Like when I am trying to work and everyone wants to sit in my lap. It is incredibly hard to type copy when everyone is in my lap.
Or when I FINALLY get to sit down and eat, everyone comes running wanting some of my food, because, after all, they didn't get enough just a few minutes before at their lunch. This is the reason all the baby weigh has come off-I just never get to eat a meal.
Or like when all three go bonkers on me when we are running errands. That is always awesome, because then everyone is looking at me and I feel pressure to do something, though I have no idea what....I sometimes wish the people staring at me as all three run circles around the grocery cart would just tell me what they want me to do, or else move along their business.

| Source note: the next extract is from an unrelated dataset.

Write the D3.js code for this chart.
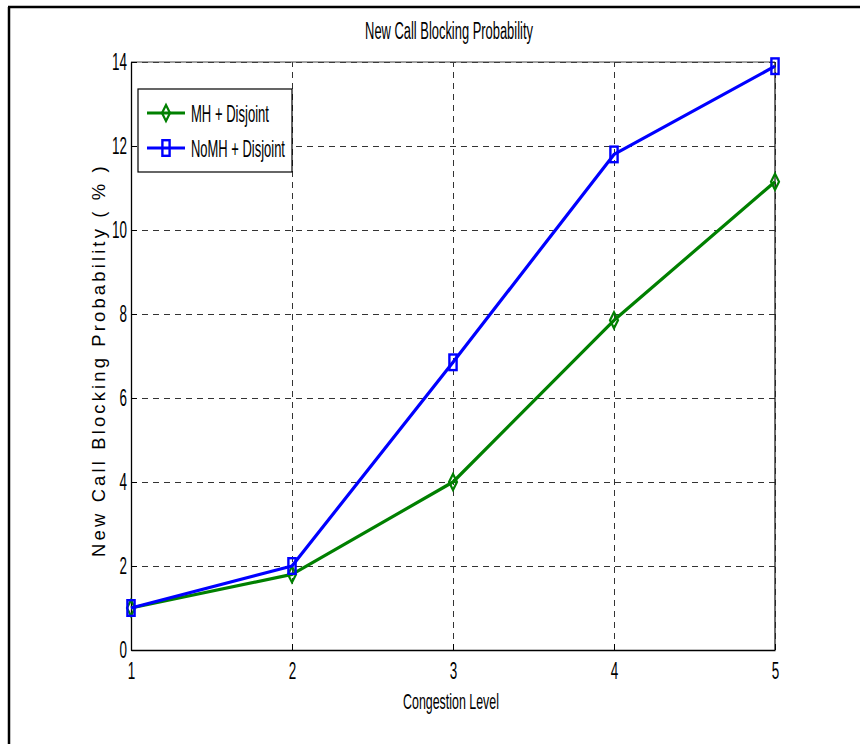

And like, when sometimes, the kids grab stuff from the counter, resulting in strawberries and strawberry JUICE all over the dinning room carpet, or pour syrup all over the table and chairs, or somehow get green finger pain on the couches. (And miraculously, baby wipes got all of that clean...)I yelled a lot strawberry disaster day . And then felt so incredibly guilty afterward (especially after it all came clean with some scrubbing) that I got the kids ice cream.
On the flip side though?
None of that matters. Who cares if my house is messy, or the kids are covered in dirt and eating something that looks like a worm?
The snuggles, the kisses, pleases and thank yous, and the little voices and toys scattered everywhere; that is what matters and makes all the crazy parts melt away.
Eventually these years will pass, and busy teens will take over, so even as I sigh with exhaustion, I have to remember how lucky I am and how wonderful these years are.
Even when the crazy parts include coloring the wall with permanent marker.